Now, if Sirius were to buy XMSR, they'd either need to raise about $5 billion cash that they don't have or give the XMSR holders Sirius stock. The latter is a lot more likely. In that event, we could see a very interesting situation. One of the best-known hedge-fund strategies is merger arbitrage, where the hedge-fund manager buys the stock of the company being acquired and shorts the stock of the acquirer, assuming the deal is a stock swap. When the deal closes, the position unwinds automatically, as the long position is replaced with by stock in the surviving company, which in turn covers the short position.
So, the hedge funds, if such a deal were to be announced, would buy XMSR and sell short SIRI. The idea would be that they would essentially be buying SIRI, via XMSR, at a lower price than they were simultaneously selling it. The trade makes money as long as the deal is consummated, although the longer the deal takes to close, the lower the annualized returns are.
But there might be a problem with availability of Sirius stock to short, since so much of it has been shorted against the convertibles. Since the two companies have fairly comparable market values, this would not be a "drop in the bucket" to Sirius by any means. Instead, you would likely see a mad scramble to get or keep the borrowable Sirius stock, a fight between the convertible and merger hedge-fund managers. If this all does come to pass, two consequences are likely.

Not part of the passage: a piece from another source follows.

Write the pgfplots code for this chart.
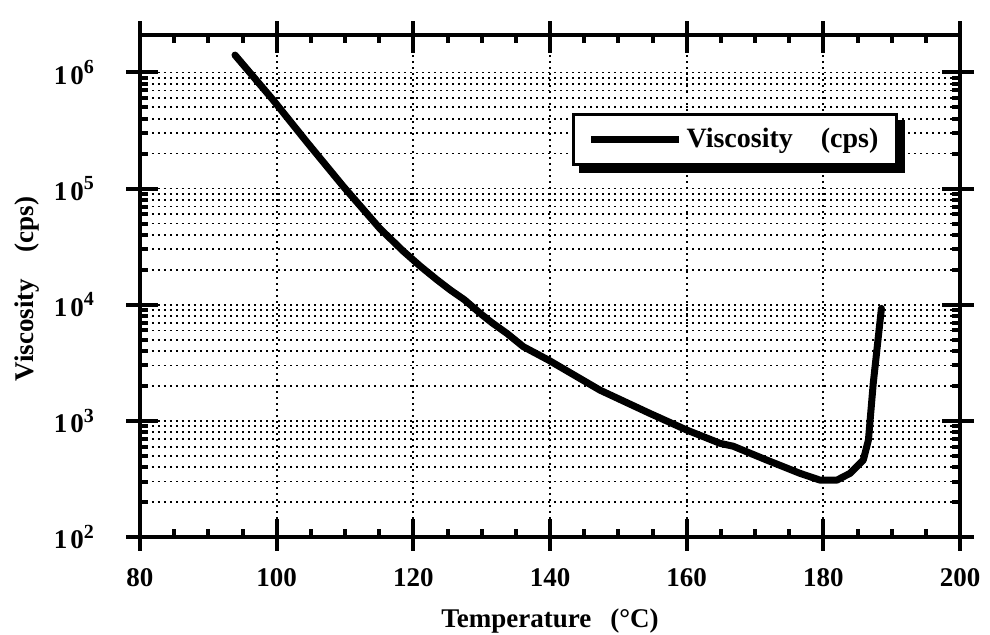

Sirius convertible bonds would lose some of the premium to their pure stock value since they would become much more difficult and expensive to hedge. A convertible hedge-fund manager will naturally pay less for a position that he's in danger of being unable to hedge. So, if this happens and you like Sirius stock, think about asking your broker if you can swap it into some convertible bonds. You might be able to pick up some income without giving up any real upside, courtesy of some panicking hedge fund.
The "risk-arbitrage" spread would be fairly wide. In other words, because of the difficulty in establishing a hedge, you might be able to buy $100 worth of Sirius stock for $85 or $90 via XMSR.